Analysis and Paralisis


You slide your finger across the screen of your phone to quiet the screeching of your alarm. You’re up, kind of. Rather you’re in that state of semi-wakefulness where you’re not quite sure if you’re in your childhood bedroom, on vacation with your partner, or on that rollercoaster made of caterpillars and twigs you were just dreaming of. You start to run through your morning routine.

You’ll be needing to get up so you start making mental computations, does the theory of gravity still hold true – a bit of mental math, a makeshift experiment – it all checks out. What about the conservation of momentum? More math.

What’s the weather going to be like? It looks like rain so you gather some preliminary data on the water cycle, you cross reference your findings with historical meteorological trends and factor in new climate change findings. You also take some air samples to check for smog and other air quality factors that might have an impact on the day’s forecast and decide you’ll need a coat and an umbrella.

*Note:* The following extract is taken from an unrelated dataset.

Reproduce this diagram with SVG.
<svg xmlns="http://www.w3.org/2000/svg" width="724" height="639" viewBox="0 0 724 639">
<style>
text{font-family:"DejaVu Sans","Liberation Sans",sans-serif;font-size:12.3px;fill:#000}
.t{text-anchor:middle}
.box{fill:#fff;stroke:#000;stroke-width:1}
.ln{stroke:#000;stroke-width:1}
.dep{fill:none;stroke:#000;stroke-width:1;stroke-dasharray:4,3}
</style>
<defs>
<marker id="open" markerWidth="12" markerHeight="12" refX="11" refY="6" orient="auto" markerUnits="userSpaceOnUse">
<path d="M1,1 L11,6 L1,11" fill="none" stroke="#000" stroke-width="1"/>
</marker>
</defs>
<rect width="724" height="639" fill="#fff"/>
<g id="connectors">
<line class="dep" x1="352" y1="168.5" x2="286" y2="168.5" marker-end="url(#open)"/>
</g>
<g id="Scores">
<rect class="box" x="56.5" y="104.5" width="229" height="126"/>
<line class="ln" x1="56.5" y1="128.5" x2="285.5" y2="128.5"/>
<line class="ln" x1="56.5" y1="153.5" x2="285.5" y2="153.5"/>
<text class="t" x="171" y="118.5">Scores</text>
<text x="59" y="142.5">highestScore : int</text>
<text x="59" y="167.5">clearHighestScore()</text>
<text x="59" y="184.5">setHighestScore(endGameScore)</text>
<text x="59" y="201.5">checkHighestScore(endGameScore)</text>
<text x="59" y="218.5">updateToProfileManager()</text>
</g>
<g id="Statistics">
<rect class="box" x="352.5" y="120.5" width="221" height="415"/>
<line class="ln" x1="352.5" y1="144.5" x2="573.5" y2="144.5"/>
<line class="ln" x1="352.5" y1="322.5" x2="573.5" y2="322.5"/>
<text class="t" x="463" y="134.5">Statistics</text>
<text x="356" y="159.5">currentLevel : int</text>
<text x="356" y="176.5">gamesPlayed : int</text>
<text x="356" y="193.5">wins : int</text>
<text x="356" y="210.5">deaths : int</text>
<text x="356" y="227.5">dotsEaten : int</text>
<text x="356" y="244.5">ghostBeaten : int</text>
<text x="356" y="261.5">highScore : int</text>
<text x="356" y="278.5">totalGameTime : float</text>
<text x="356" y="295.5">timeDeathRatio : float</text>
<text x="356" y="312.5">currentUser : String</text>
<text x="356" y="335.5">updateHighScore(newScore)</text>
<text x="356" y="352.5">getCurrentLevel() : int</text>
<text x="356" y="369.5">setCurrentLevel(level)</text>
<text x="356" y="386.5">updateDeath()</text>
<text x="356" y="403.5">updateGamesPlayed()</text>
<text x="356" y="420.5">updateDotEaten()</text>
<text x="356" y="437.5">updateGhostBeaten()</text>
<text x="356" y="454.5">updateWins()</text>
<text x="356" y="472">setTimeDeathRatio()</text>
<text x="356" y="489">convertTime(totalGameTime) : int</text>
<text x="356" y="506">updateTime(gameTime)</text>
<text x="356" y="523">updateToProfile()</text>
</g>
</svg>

Time for breakfast. Your ideal calorie intake is 1,800 calories per 24 hour cycle – but, as there always exists some possibility that you’re wrong, you decide to check your energy expenditure by taking the average of your daily activity, as recorded by your smartwatch, over the last 12 months. Of course your smartwatch might contain design flaws so you download the design specs. Upon review it seems that you ought to double check the engineering and manufacturing processes, just in case, and perhaps you should ensure that the translation from the original Chinese into English didn’t produce any errors.

AI-Generated Image

That done, it’s time to chow down. Before putting your Moka Pot on the stove you check the physics behind boiling water and pressure vessels. You also review the chemistry behind Mallard reactions before browning the onions for your omelet.

Just as you’re ready to put on your shoes you glance at the clock. The day has flown by and you’ve only just finished confirming the fundamental science of your morning routine. Exhausted, you quickly double check gravity once more before tumbling into bed. Maybe tomorrow you’ll leave the house.

Forgive my indulgence in overkill, dear reader, but I want drive my point home; I want to make clear that despite the ever-present possibility of error we cannot constantly analyze and question every assumption that underlies our lives and our understanding of the world. At a certain point analysis leads to paralysis.

In the hard sciences we might turn to Charles Pierce to tell us that there is always some chance that we are wrong. Is the speed of light decreasing, is the universe expanding more slowly? We have no real way to know. Slowing down relative to what? And, perhaps more importantly, does the answer matter? Any change would be after all, infinitesimal.

I don’t mean to suggest that questioning the underlying assumptions of our thinking is counterproductive, wrong, or harmful. Asking ourselves how we know what we know is, after all, the foundation of scientific inquiry. Rather, I posit rejecting the existence of any absolute is to cripple yourself intellectually. If you don’t hold any premise as provisionally absolute you risk disorientation and paralysis by analysis. At a certain point, it’s just raining.

Again, I must insist that questioning the premises that undergird our research is healthy and necessary. However, holding no absolutes leaves us inert and set us, still in stasis, adrift on the vast oceans of La-la Land. To question everything is to invite paranoid dogmas and QAnon cures for intellectual cripplment.

Dogma is the danger of intellectual paralysis. We all crave, as I have put forth on this blog previously, a certain degree of ideological stability. While some have been capacitated by dint of academic training or philosophical gift to tolerate or even create instability we live in a society where that capacity is not universal. Dogmas, populist discourse, conspiracy rabbit holes, and the like restore a sense of motility to those suffering intellectual cripplment for those paralyzed by the absence of absolutes.

I use the word cripplment intentionally. The absence of absolutes is disorienting, it’s a spasm, an amputation, a paralytic. A world absent of absolutes provokes the intellectual mirror of physical disability. That is why crips must work harder to translate their sitpoint knowledge of the physical experience of disability into the intellectual realm. To advocate for the accommodation of stability and the hard intellectual work of creating and cultivating its healthy forms so as to smother nascent temptations of dogmatism in the crib.

It is almost understandable that those in other areas of critical theory miss the mark on the importance of absolutes. However, we of all people should be able to look at the way that the desire for stability is turning the world upside-down and understand that you can’t deconstruct that basic human need.